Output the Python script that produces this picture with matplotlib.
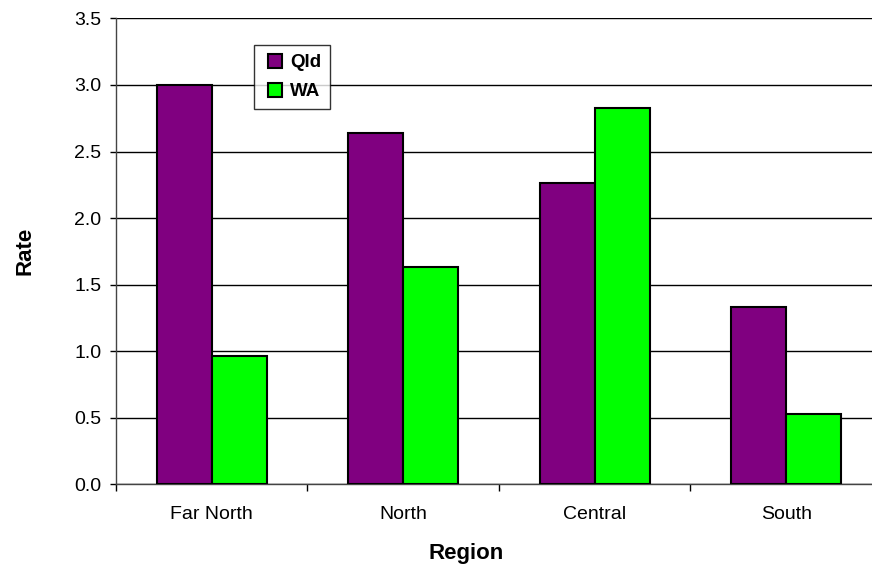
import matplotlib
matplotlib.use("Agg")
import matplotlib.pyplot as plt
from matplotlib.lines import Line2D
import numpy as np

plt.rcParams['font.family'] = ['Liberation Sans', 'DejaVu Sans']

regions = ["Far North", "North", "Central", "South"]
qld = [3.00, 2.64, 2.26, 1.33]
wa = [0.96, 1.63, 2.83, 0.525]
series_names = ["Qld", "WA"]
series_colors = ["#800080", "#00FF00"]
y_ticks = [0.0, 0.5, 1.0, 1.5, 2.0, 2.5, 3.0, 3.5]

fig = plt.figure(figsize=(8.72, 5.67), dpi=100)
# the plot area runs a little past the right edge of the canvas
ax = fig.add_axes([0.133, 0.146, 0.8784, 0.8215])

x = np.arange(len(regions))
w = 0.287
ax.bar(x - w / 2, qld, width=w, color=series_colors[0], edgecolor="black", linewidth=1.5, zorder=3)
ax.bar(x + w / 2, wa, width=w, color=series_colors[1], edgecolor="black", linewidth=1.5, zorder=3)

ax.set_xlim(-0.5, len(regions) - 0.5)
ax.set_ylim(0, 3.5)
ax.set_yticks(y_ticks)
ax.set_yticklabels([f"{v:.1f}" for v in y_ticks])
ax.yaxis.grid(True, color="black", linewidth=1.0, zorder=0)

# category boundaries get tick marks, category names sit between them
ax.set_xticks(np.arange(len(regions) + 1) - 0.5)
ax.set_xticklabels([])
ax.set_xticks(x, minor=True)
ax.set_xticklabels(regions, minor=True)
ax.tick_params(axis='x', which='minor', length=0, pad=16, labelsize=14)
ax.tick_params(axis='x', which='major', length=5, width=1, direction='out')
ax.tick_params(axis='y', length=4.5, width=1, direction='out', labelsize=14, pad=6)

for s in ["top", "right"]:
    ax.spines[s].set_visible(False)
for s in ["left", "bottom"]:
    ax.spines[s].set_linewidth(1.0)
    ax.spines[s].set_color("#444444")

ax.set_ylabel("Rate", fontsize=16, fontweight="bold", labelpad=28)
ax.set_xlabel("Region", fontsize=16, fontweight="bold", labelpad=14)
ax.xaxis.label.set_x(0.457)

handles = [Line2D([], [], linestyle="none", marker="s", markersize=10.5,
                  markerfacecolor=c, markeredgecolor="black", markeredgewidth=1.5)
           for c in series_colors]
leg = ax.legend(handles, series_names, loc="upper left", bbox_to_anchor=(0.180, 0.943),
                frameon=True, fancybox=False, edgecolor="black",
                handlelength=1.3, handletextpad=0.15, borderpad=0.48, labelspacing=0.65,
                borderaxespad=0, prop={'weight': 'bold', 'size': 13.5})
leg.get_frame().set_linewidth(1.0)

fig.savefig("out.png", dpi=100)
========================================
**Instruction:** Output each line exactly; omit every picture.

**Exercise answer:**
Output the Python script that produces this picture with matplotlib.
import matplotlib
matplotlib.use("Agg")
import matplotlib.pyplot as plt
from matplotlib.lines import Line2D
import numpy as np

plt.rcParams['font.family'] = ['Liberation Sans', 'DejaVu Sans']

regions = ["Far North", "North", "Central", "South"]
qld = [3.00, 2.64, 2.26, 1.33]
wa = [0.96, 1.63, 2.83, 0.525]
series_names = ["Qld", "WA"]
series_colors = ["#800080", "#00FF00"]
y_ticks = [0.0, 0.5, 1.0, 1.5, 2.0, 2.5, 3.0, 3.5]

fig = plt.figure(figsize=(8.72, 5.67), dpi=100)
# the plot area runs a little past the right edge of the canvas
ax = fig.add_axes([0.133, 0.146, 0.8784, 0.8215])

x = np.arange(len(regions))
w = 0.287
ax.bar(x - w / 2, qld, width=w, color=series_colors[0], edgecolor="black", linewidth=1.5, zorder=3)
ax.bar(x + w / 2, wa, width=w, color=series_colors[1], edgecolor="black", linewidth=1.5, zorder=3)

ax.set_xlim(-0.5, len(regions) - 0.5)
ax.set_ylim(0, 3.5)
ax.set_yticks(y_ticks)
ax.set_yticklabels([f"{v:.1f}" for v in y_ticks])
ax.yaxis.grid(True, color="black", linewidth=1.0, zorder=0)

# category boundaries get tick marks, category names sit between them
ax.set_xticks(np.arange(len(regions) + 1) - 0.5)
ax.set_xticklabels([])
ax.set_xticks(x, minor=True)
ax.set_xticklabels(regions, minor=True)
ax.tick_params(axis='x', which='minor', length=0, pad=16, labelsize=14)
ax.tick_params(axis='x', which='major', length=5, width=1, direction='out')
ax.tick_params(axis='y', length=4.5, width=1, direction='out', labelsize=14, pad=6)

for s in ["top", "right"]:
    ax.spines[s].set_visible(False)
for s in ["left", "bottom"]:
    ax.spines[s].set_linewidth(1.0)
    ax.spines[s].set_color("#444444")

ax.set_ylabel("Rate", fontsize=16, fontweight="bold", labelpad=28)
ax.set_xlabel("Region", fontsize=16, fontweight="bold", labelpad=14)
ax.xaxis.label.set_x(0.457)

handles = [Line2D([], [], linestyle="none", marker="s", markersize=10.5,
                  markerfacecolor=c, markeredgecolor="black", markeredgewidth=1.5)
           for c in series_colors]
leg = ax.legend(handles, series_names, loc="upper left", bbox_to_anchor=(0.180, 0.943),
                frameon=True, fancybox=False, edgecolor="black",
                handlelength=1.3, handletextpad=0.15, borderpad=0.48, labelspacing=0.65,
                borderaxespad=0, prop={'weight': 'bold', 'size': 13.5})
leg.get_frame().set_linewidth(1.0)

fig.savefig("out.png", dpi=100)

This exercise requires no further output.